** BEGIN Given information **

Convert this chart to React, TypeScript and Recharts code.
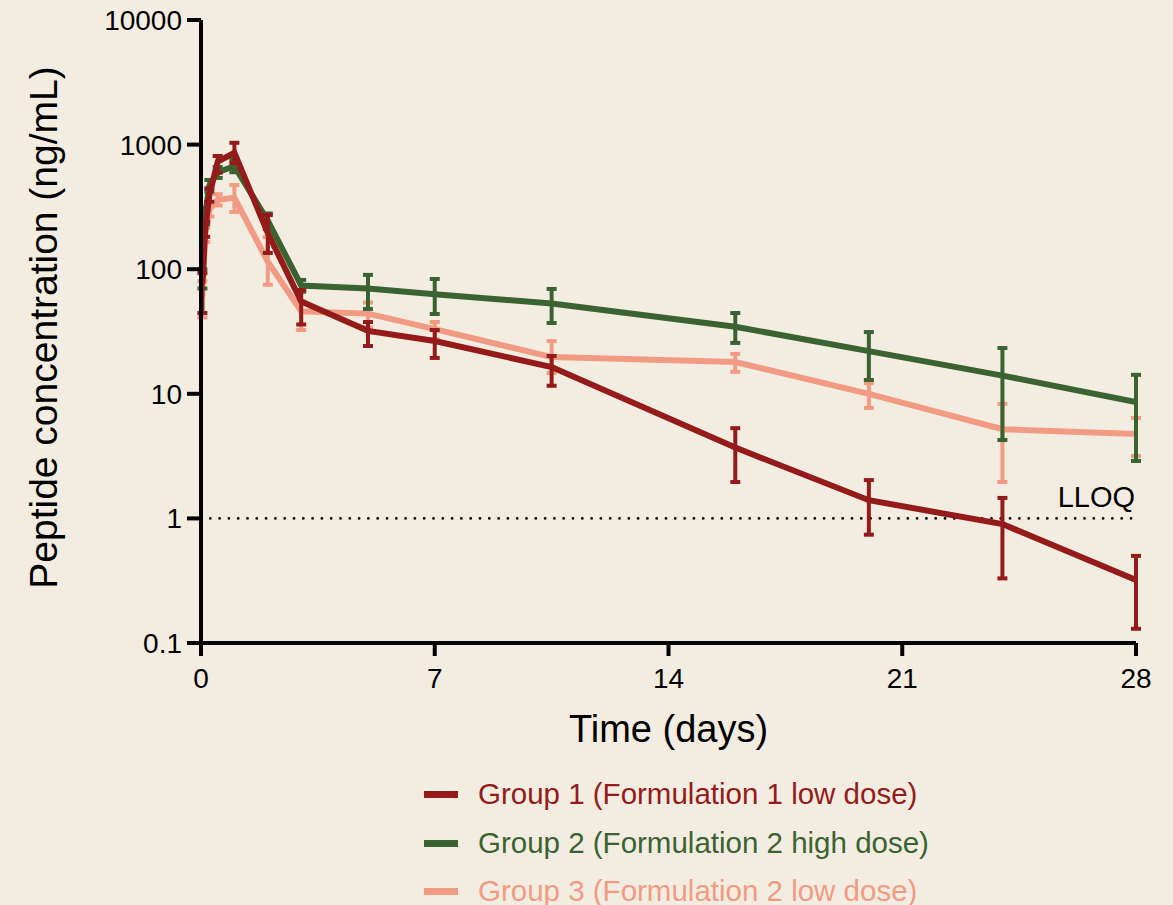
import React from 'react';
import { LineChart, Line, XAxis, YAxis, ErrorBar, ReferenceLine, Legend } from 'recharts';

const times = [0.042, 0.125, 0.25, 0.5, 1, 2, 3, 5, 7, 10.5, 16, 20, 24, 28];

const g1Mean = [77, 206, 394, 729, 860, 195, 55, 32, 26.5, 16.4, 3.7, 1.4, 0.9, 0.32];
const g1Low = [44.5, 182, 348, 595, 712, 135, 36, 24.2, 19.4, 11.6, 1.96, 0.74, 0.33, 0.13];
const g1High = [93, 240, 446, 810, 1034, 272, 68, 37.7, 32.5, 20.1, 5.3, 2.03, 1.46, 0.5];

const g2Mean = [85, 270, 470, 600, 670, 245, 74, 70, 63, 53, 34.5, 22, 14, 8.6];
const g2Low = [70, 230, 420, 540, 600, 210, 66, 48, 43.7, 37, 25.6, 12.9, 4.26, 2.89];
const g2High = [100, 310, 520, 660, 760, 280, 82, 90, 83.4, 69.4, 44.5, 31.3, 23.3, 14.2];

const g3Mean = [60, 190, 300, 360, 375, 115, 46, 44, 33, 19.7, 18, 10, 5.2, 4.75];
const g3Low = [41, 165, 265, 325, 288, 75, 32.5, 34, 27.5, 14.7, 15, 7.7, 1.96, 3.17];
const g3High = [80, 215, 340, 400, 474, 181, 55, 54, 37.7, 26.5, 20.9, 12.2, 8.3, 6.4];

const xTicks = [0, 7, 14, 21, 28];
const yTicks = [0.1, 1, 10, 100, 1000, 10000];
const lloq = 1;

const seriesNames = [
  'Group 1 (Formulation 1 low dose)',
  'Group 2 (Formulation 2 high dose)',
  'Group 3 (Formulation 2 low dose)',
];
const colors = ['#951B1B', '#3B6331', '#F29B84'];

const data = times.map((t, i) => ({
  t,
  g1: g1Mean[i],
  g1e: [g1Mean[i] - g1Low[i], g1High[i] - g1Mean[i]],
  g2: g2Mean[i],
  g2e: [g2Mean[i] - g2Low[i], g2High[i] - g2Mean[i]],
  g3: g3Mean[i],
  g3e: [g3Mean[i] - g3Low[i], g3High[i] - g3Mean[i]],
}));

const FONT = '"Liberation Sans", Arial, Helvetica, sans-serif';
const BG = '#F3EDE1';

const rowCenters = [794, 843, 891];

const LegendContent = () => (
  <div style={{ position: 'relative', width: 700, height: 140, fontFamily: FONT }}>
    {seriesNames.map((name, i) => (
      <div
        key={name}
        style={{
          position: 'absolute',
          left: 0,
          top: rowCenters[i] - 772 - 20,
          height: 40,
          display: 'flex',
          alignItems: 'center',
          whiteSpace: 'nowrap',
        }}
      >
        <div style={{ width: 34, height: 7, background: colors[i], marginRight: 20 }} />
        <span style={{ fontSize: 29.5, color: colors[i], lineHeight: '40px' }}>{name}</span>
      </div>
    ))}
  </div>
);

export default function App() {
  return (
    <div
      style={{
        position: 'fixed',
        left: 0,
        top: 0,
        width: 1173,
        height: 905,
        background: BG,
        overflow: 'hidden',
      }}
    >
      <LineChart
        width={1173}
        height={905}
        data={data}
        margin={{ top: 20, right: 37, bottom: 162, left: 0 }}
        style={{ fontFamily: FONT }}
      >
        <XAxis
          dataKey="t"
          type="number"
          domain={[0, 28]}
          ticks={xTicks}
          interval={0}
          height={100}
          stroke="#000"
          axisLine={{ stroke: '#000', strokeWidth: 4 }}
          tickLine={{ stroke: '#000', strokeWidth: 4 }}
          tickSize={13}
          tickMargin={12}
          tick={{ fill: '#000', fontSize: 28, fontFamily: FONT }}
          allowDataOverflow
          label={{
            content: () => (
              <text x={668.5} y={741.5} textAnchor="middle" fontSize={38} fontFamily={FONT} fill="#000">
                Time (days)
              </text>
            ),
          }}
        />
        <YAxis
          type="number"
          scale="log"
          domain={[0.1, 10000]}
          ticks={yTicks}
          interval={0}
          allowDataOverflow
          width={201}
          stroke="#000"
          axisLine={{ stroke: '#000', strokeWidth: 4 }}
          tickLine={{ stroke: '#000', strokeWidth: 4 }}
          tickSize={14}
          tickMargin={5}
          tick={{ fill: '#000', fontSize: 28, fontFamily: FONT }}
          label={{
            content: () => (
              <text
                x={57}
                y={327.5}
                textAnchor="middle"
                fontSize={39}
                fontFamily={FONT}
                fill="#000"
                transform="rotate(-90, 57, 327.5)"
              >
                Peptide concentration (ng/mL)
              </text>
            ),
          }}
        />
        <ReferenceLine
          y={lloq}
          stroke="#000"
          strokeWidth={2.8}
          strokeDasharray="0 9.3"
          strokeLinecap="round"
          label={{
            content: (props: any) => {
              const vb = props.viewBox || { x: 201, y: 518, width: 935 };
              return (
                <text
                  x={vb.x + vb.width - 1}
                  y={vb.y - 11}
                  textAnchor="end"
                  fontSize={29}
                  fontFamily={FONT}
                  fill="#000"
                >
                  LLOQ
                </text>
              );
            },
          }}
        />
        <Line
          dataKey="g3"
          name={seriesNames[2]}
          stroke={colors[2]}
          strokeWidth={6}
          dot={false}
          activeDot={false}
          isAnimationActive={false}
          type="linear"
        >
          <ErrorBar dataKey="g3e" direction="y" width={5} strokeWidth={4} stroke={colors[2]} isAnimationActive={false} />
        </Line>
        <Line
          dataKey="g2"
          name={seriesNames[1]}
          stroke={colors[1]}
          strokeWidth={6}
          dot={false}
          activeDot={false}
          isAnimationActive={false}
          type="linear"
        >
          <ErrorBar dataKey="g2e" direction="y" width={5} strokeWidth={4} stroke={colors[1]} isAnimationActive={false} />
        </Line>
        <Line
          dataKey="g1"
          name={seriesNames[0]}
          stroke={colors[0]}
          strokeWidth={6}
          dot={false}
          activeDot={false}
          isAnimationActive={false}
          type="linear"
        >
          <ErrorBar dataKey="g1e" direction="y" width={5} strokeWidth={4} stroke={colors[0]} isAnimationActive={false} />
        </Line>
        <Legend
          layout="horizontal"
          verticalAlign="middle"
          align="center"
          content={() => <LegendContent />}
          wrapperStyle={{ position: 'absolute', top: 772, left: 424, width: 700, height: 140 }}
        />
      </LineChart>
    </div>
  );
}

** END Given information **

_Directive_: Copy out every line in the listing where the word "React" appears.

_Correct result_:
Convert this chart to React, TypeScript and Recharts code.
import React from 'react';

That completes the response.